Nathan Masters of SimpleShot (he makes and sells slingshots over on Aaron's slingshot forum) has some very nice knives that serve as handles for some custom slingshots. His interests are diverse. If you are on that forum, you might pose that question. Otherwise, I will be happy to ask him.


----------



## JJireh (Feb 7, 2013)

Where are you? Do you have pics of the handle? What kind of look are you going for?


----------



## Platypus (Jan 5, 2014)

JJireh said:


> Where are you? Do you have pics of the handle? What kind of look are you going for?


I'm in Massachusetts. I have the walking stick, so I can take photos of it, but it's hard to provide a photo that gives any information about how it is attached to the cane.
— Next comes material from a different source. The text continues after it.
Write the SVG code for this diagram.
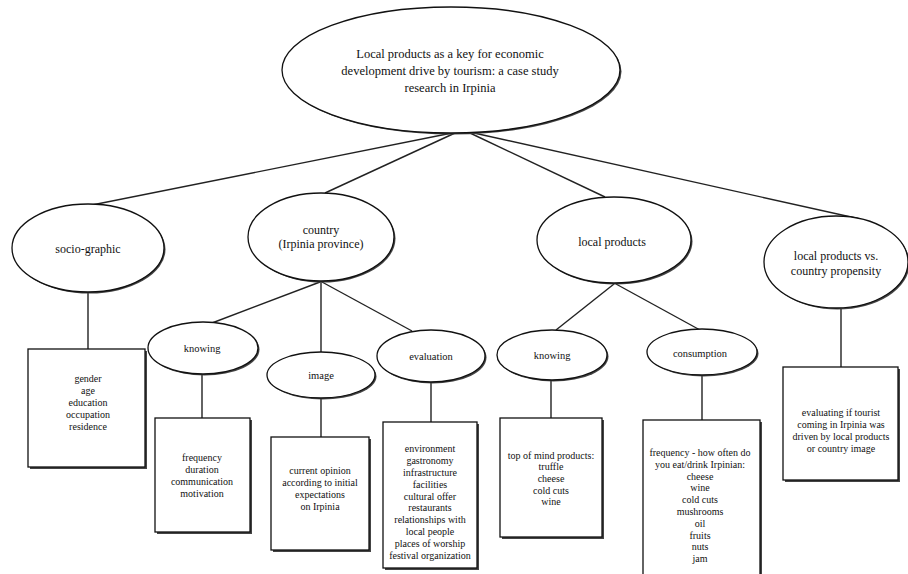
<svg xmlns="http://www.w3.org/2000/svg" width="908" height="574" viewBox="0 0 908 574">
<style>
.sh{fill:#444;stroke:none}
.nd{fill:#fff;stroke:#111;stroke-width:1.3}
.cn line{stroke:#222;stroke-width:1.4}
text{font-family:"Liberation Serif","Times New Roman",serif;fill:#111;text-anchor:middle;dominant-baseline:central}
.t0{font-size:12.5px}
.t1{font-size:12px}
.t2{font-size:10.5px}
.t3{font-size:10px}
</style>
<rect width="908" height="574" fill="#fff"/>
<g id="connectors" class="cn">
<line x1="452" y1="133" x2="92" y2="205"/>
<line x1="455" y1="133" x2="325" y2="193"/>
<line x1="470" y1="133" x2="605" y2="197"/>
<line x1="474" y1="133" x2="860" y2="219"/>
<line x1="88" y1="292" x2="88" y2="349"/>
<line x1="320" y1="282" x2="212" y2="323"/>
<line x1="321" y1="282" x2="321" y2="352"/>
<line x1="322" y1="282" x2="412" y2="331"/>
<line x1="614" y1="284" x2="556" y2="330"/>
<line x1="616" y1="284" x2="700" y2="330"/>
<line x1="841" y1="308" x2="841" y2="367"/>
<line x1="202" y1="374" x2="202" y2="418"/>
<line x1="321" y1="398" x2="321" y2="437"/>
<line x1="431" y1="382" x2="431" y2="422"/>
<line x1="551" y1="380" x2="551" y2="418"/>
<line x1="702" y1="375" x2="702" y2="420"/>
</g>
<g id="n-root">
<ellipse class="sh" cx="452.5" cy="71.5" rx="169" ry="63"/>
<ellipse class="nd" cx="451" cy="70" rx="169" ry="63"/>
<text class="t0" x="450" y="54">Local products as a key for economic</text>
<text class="t0" x="450" y="71">development drive by tourism: a case study</text>
<text class="t0" x="450" y="88">research in Irpinia</text>
</g>
<g id="n-socio">
<ellipse class="sh" cx="89.5" cy="249.5" rx="76" ry="44"/>
<ellipse class="nd" cx="88" cy="248" rx="76" ry="44"/>
<text class="t1" x="88" y="249">socio-graphic</text>
</g>
<g id="n-country">
<ellipse class="sh" cx="322.5" cy="238.5" rx="73" ry="44"/>
<ellipse class="nd" cx="321" cy="237" rx="73" ry="44"/>
<text class="t1" x="321" y="230">country</text>
<text class="t1" x="321" y="244">(Irpinia province)</text>
</g>
<g id="n-local">
<ellipse class="sh" cx="615.5" cy="241.5" rx="77" ry="43"/>
<ellipse class="nd" cx="614" cy="240" rx="77" ry="43"/>
<text class="t1" x="612" y="242">local products</text>
</g>
<g id="n-vs">
<ellipse class="sh" cx="837.5" cy="263.5" rx="72" ry="46"/>
<ellipse class="nd" cx="836" cy="262" rx="72" ry="46"/>
<text class="t1" x="836" y="256">local products vs.</text>
<text class="t1" x="836" y="271">country propensity</text>
</g>
<g id="n-socio-box">
<rect class="sh" x="30" y="351" width="117" height="118"/>
<rect class="nd" x="28" y="349" width="117" height="118"/>
<text class="t3" x="88" y="378">gender</text>
<text class="t3" x="88" y="390">age</text>
<text class="t3" x="88" y="402">education</text>
<text class="t3" x="88" y="414">occupation</text>
<text class="t3" x="88" y="426">residence</text>
</g>
<g id="n-knowing1">
<ellipse class="sh" cx="204.5" cy="349.5" rx="55" ry="26"/>
<ellipse class="nd" cx="203" cy="348" rx="55" ry="26"/>
<text class="t2" x="202" y="348">knowing</text>
</g>
<g id="n-knowing1-box">
<rect class="sh" x="157" y="420" width="95" height="114"/>
<rect class="nd" x="155" y="418" width="95" height="114"/>
<text class="t3" x="202" y="457">frequency</text>
<text class="t3" x="202" y="469">duration</text>
<text class="t3" x="202" y="481">communication</text>
<text class="t3" x="202" y="493">motivation</text>
</g>
<g id="n-image">
<ellipse class="sh" cx="322.5" cy="376.5" rx="54" ry="23"/>
<ellipse class="nd" cx="321" cy="375" rx="54" ry="23"/>
<text class="t2" x="321" y="375">image</text>
</g>
<g id="n-image-box">
<rect class="sh" x="273" y="439" width="98" height="113"/>
<rect class="nd" x="271" y="437" width="98" height="113"/>
<text class="t3" x="320" y="470">current opinion</text>
<text class="t3" x="320" y="482">according to initial</text>
<text class="t3" x="320" y="494">expectations</text>
<text class="t3" x="320" y="506">on Irpinia</text>
</g>
<g id="n-evaluation">
<ellipse class="sh" cx="432.5" cy="357.5" rx="54" ry="26"/>
<ellipse class="nd" cx="431" cy="356" rx="54" ry="26"/>
<text class="t2" x="431" y="356">evaluation</text>
</g>
<g id="n-evaluation-box">
<rect class="sh" x="385" y="424" width="94" height="146"/>
<rect class="nd" x="383" y="422" width="94" height="146"/>
<text class="t3" x="430" y="448">environment</text>
<text class="t3" x="430" y="460">gastronomy</text>
<text class="t3" x="430" y="472">infrastructure</text>
<text class="t3" x="430" y="484">facilities</text>
<text class="t3" x="430" y="496">cultural offer</text>
<text class="t3" x="430" y="507">restaurants</text>
<text class="t3" x="430" y="519">relationships with</text>
<text class="t3" x="430" y="531">local people</text>
<text class="t3" x="430" y="543">places of worship</text>
<text class="t3" x="430" y="555">festival organization</text>
</g>
<g id="n-knowing2">
<ellipse class="sh" cx="553.5" cy="356.5" rx="55" ry="25"/>
<ellipse class="nd" cx="552" cy="355" rx="55" ry="25"/>
<text class="t2" x="552" y="355">knowing</text>
</g>
<g id="n-knowing2-box">
<rect class="sh" x="502" y="420" width="102" height="119"/>
<rect class="nd" x="500" y="418" width="102" height="119"/>
<text class="t3" x="551" y="455">top of mind products:</text>
<text class="t3" x="551" y="466">truffle</text>
<text class="t3" x="551" y="478">cheese</text>
<text class="t3" x="551" y="490">cold cuts</text>
<text class="t3" x="551" y="501">wine</text>
</g>
<g id="n-consumption">
<ellipse class="sh" cx="703.5" cy="353.5" rx="55" ry="23"/>
<ellipse class="nd" cx="702" cy="352" rx="55" ry="23"/>
<text class="t2" x="700" y="353">consumption</text>
</g>
<g id="n-consumption-box">
<rect class="sh" x="645" y="422" width="117" height="160"/>
<rect class="nd" x="643" y="420" width="117" height="160"/>
<text class="t3" x="700" y="452">frequency - how often do</text>
<text class="t3" x="700" y="464">you eat/drink Irpinian:</text>
<text class="t3" x="700" y="476">cheese</text>
<text class="t3" x="700" y="487">wine</text>
<text class="t3" x="700" y="499">cold cuts</text>
<text class="t3" x="700" y="511">mushrooms</text>
<text class="t3" x="700" y="523">oil</text>
<text class="t3" x="700" y="535">fruits</text>
<text class="t3" x="700" y="546">nuts</text>
<text class="t3" x="700" y="558">jam</text>
</g>
<g id="n-vs-box">
<rect class="sh" x="785" y="369" width="115" height="113"/>
<rect class="nd" x="783" y="367" width="115" height="113"/>
<text class="t3" x="841" y="412">evaluating if tourist</text>
<text class="t3" x="841" y="424">coming in Irpinia was</text>
<text class="t3" x="841" y="436">driven by local products</text>
<text class="t3" x="841" y="448">or country image</text>
</g>
</svg>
I'm having a technical problem trying to include a link to photos in this forum, so here's the link to the Ebay ad, which has a picture.

http://www.ebay.com/itm/Cane-with-a-dragon-head-/271284056946?pt=LH_DefaultDomain_0&hash=item3f29ca3372

It looks like it would be tricky to get the handle off of the cane without using a hack saw because the cane portion is metal. I just bought it on Ebay. It appears to be a sword cane with a seriously broken lock mechanism. It has a release button, but the release mechanism doesn't work. All my efforts to get it open have failed .If I could get the sword out of the sheath, I could check to see how the handle is attached to the sword. The mechanism seems to be seriously broken, though. The person who sold it to me on Ebay didn't even claim that it was a sword cane, though it obviously is. It was just sold as a walking stick.

The handle is solid metal, very smart-looking, and it feels a lot more comfortable in the hand than one might think. There are a few slightly sharp points that need to be ground down/rounded just a tad for the sake of grip comort, but placed on a real quality cane handle this thing would look sharp and function well. The handle fits my hand very well.

I really like this handle, so I would be willing to spend the money necessary to have someone (maybe a different person than the custom walking stick maker) remove the handle and weld some sort of mounting pin onto it. Don't know enough about walking sticks and canes to know how that should be done, but in principle it wouldn't be complicated.


----------



## Platypus (Jan 5, 2014)

CAS said:


> Nathan Masters of SimpleShot (he makes and sells slingshots over on Aaron's slingshot forum) has some very nice knives that serve as handles for some custom slingshots. His interests are diverse. If you are on that forum, you might pose that question. Otherwise, I will be happy to ask him.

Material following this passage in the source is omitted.